12. Peninsula Point Nature TrailRapid River
If you're looking to stretch your legs with a hike while you explore the Upper Peninsula's back roads, try the Peninsula Point Nature Trail. The three-mile round-trip hike is perfect for a quick stop, and takes you out to the Peninsula Point Lighthouse. The panoramic views of Lake Michigan from the end of the trail are unbeatable, and you can look for fossils and read the informative interpretive plaques along the way!

13. Hiking Trails
Other awesome hikes along the route include the Cedar River Pathway, which features several loops of varying lengths that wind through pine and hemlock forests, and the 20-mile-long Days River Pathway along the scenic Bays de Noc- Grand Island Trail in the Escanaba River State Forest. Plus, parts of the Lake Michigan Water Trail run alongside the Upper Peninsula. Put in at one of the many water access points, such as Aronson Island, Great Lakes Marina, or Bailey County Park, and paddle along the shore to get a totally different view of the Michigan coast.

Fayette Historic State Park Cannon
Fayette Historic State Park cannon | Photo Courtesy of Pure Michigan

14. Fayette
There are even ghost towns to explore! Fayette was once a bustling town based around the iron smelting industry. At its peak in the late nineteenth century, it was home to nearly 500 workers and townspeople, and when the smelting business closed, it was, for a short time, a fishing and resort town. Today, it's Fayette Historic State Park, and it's home to nearly 20 restored buildings that you can explore, including cabins and the resort hotel. You can camp and hike here, too, and be sure to check out the museum for background information on the site!
15. Manistique
Manistique is a small city that has plenty of charm. Wildlife refuges, historic sites, lighthouses, National Forests, lush springs, wineries, and comfy hotels can be found here by those willing to do a little exploring. Since it's on the shores of Lake Michigan in the lovely Upper Peninsula, you can bet that it's a great spot for a summer vacation, fall foliage, a spring getaway or even winter fun!

Boardwalk in Manistique
Manistique Boardwalk | Photo Courtesy of Manistique

16. Manistique Boardwalk - Manistique
For some of the best views in all of Manistique, take a stroll down the Manistique Boardwalk. Offering views of the lake, with its old-school, bright red lighthouse and boats sailing around. Pro tip: It's also the best place to catch a sunset in the city!

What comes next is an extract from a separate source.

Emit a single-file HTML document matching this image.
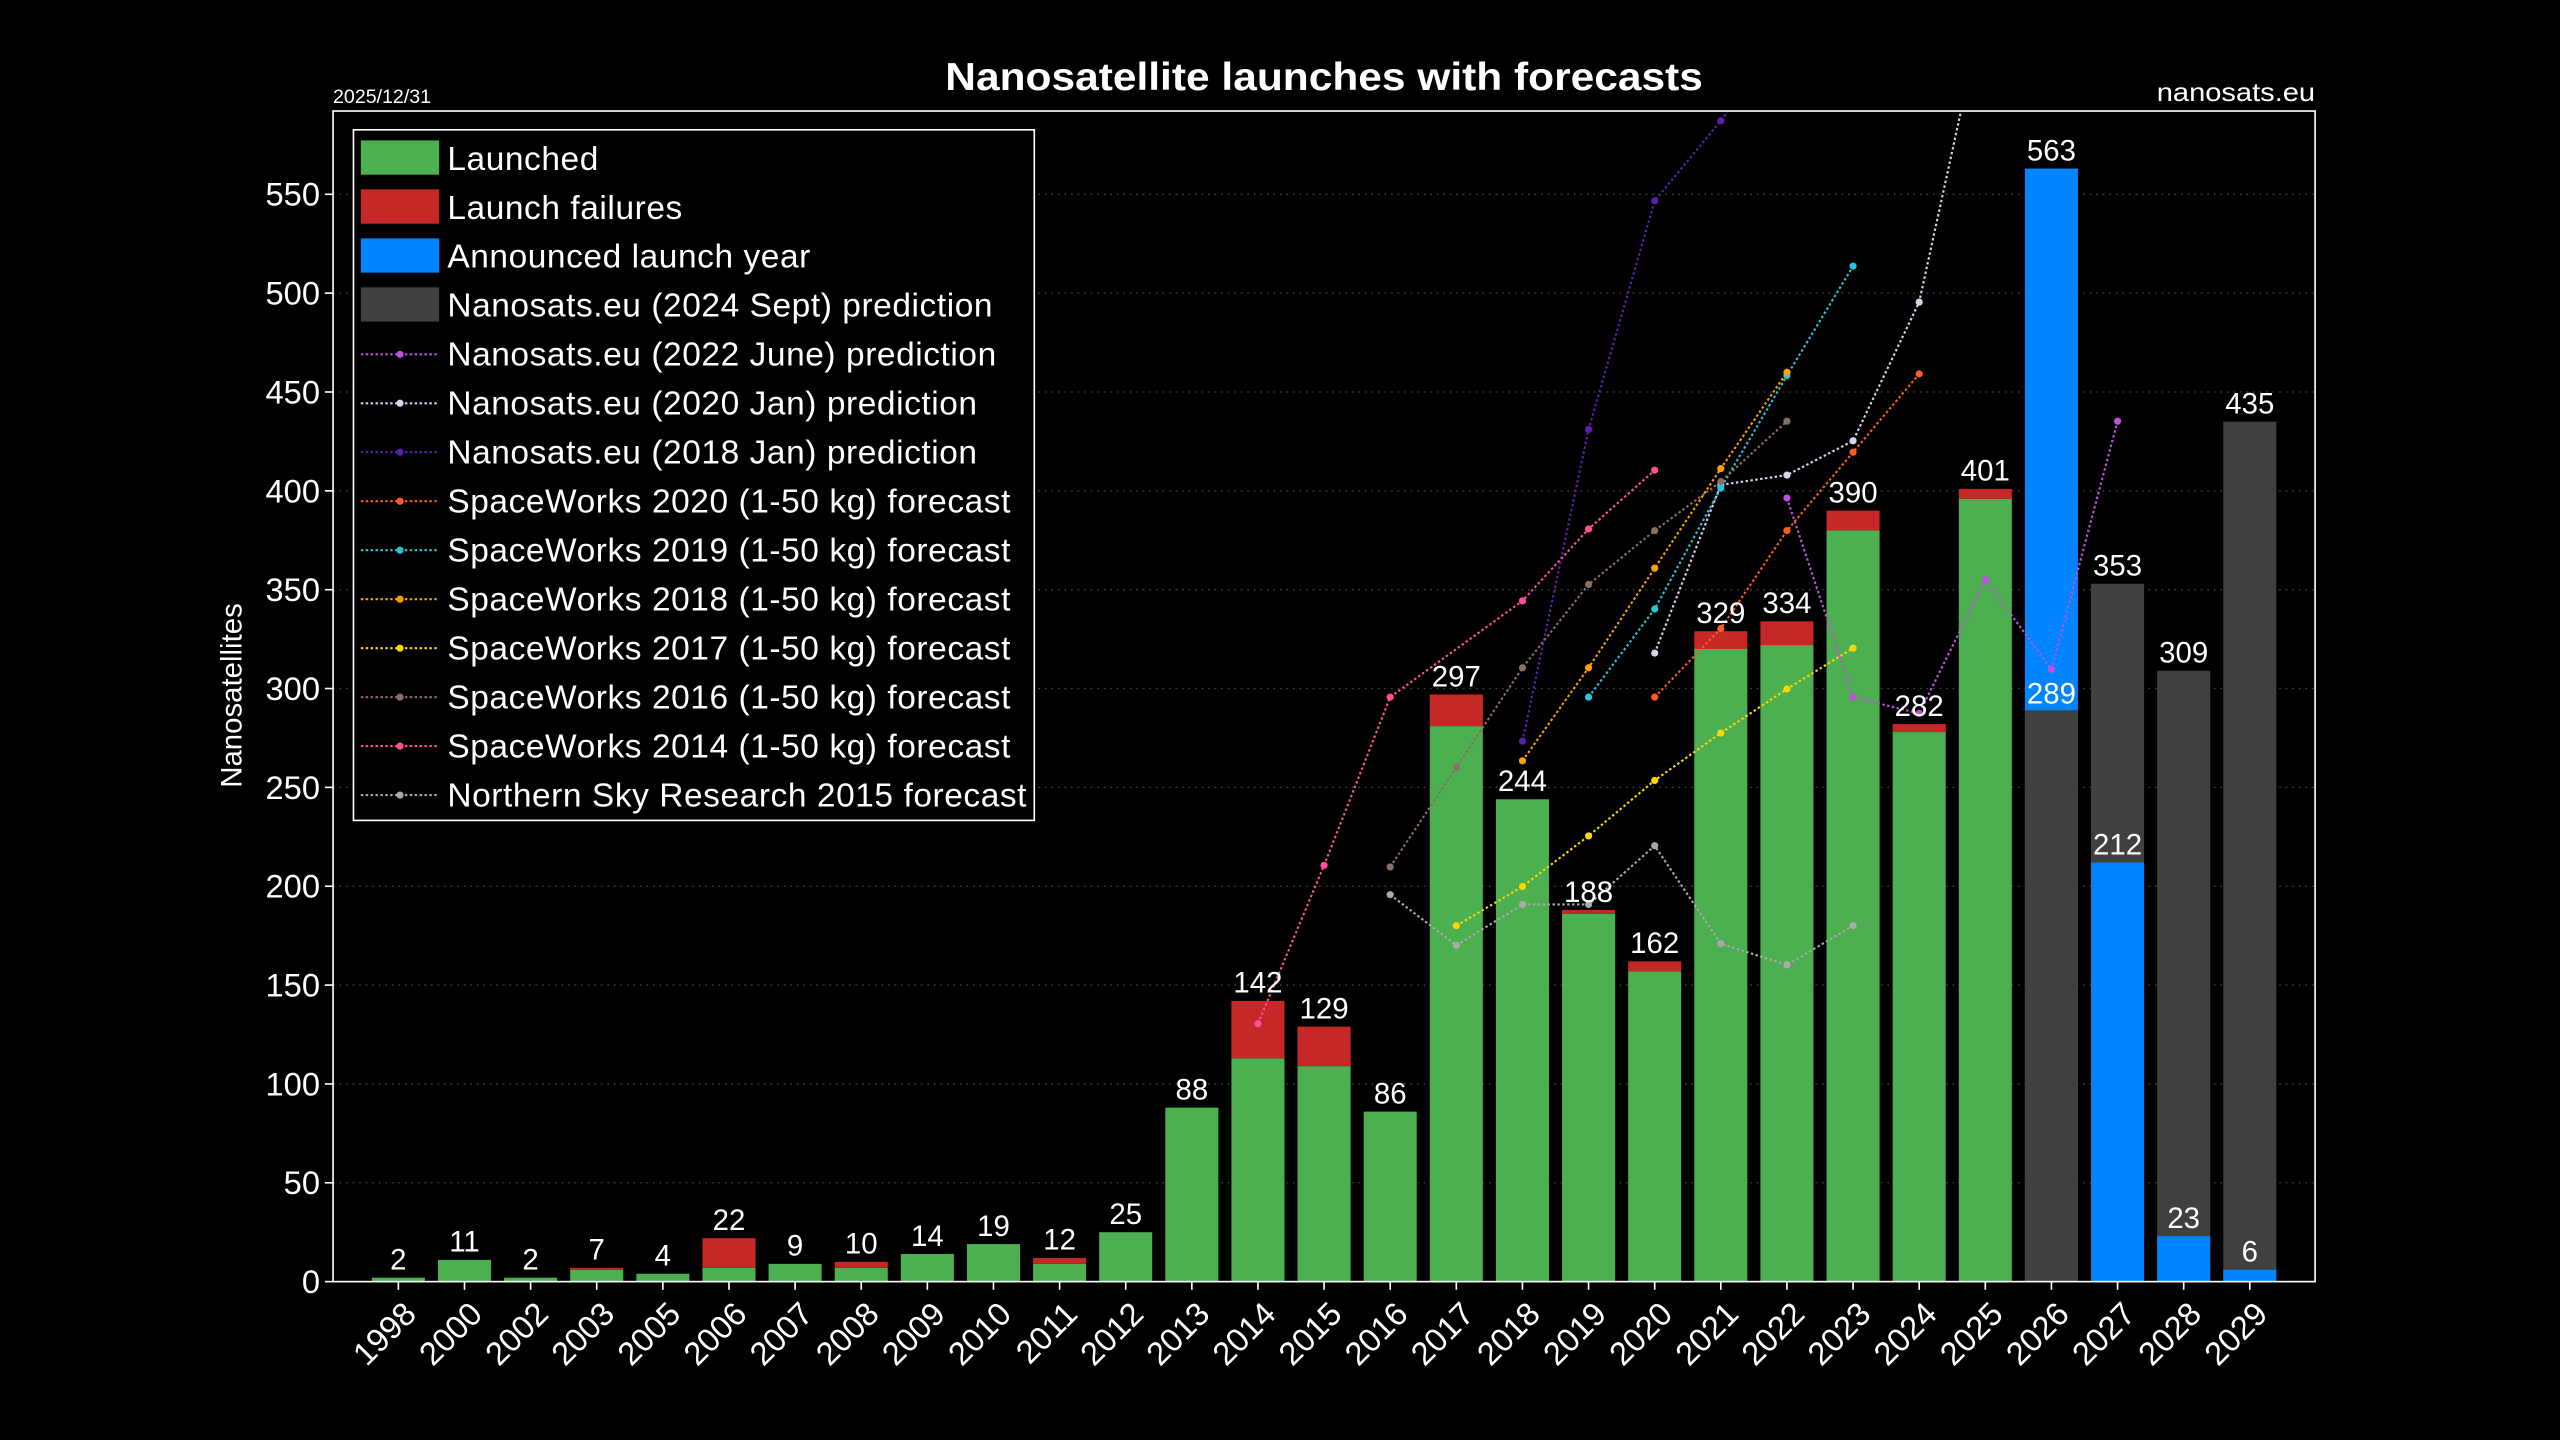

Palms Book State Park Manistique
Palms Book State Park | Photo Courtesy of Palms Book State Park 

17. Palms Book State Park - Manistique
Kitch-Iti-Kipi in Palms Book State Park is one of the most iconic natural wonders in Michigan. The natural spring features mesmerizingly clear blue water, which you can cross on a glass-bottom, rope-propelled ferry. You can watch the fish swimming around and see the water bubbling up from the bottom of the 45-foot-deep spring as you pull the ferry along!

Seney Wildlife Refuge
Seney National Wildlife Refuge | Photo Courtesy of Seney 

18. Seney National Wildlife Refuge - Seney
The Seney National Wildlife Refuge has an interesting past: The land was logged, drained, and worked so harshly that it was considered useless because it couldn't sustain farms. Nature was allowed to reclaim the region, and it became a breeding ground for birds and other native animals. By the 1930s, it was set aside as a refuge. Hike or bike the trails, or simply cruise through on the 7-mile scenic drive.

Whether you're getting a great view from the end of a trail, floating across a spring on a boat, or even just driving along the coast, the endless beauty of the U.P is incredibly unforgettable.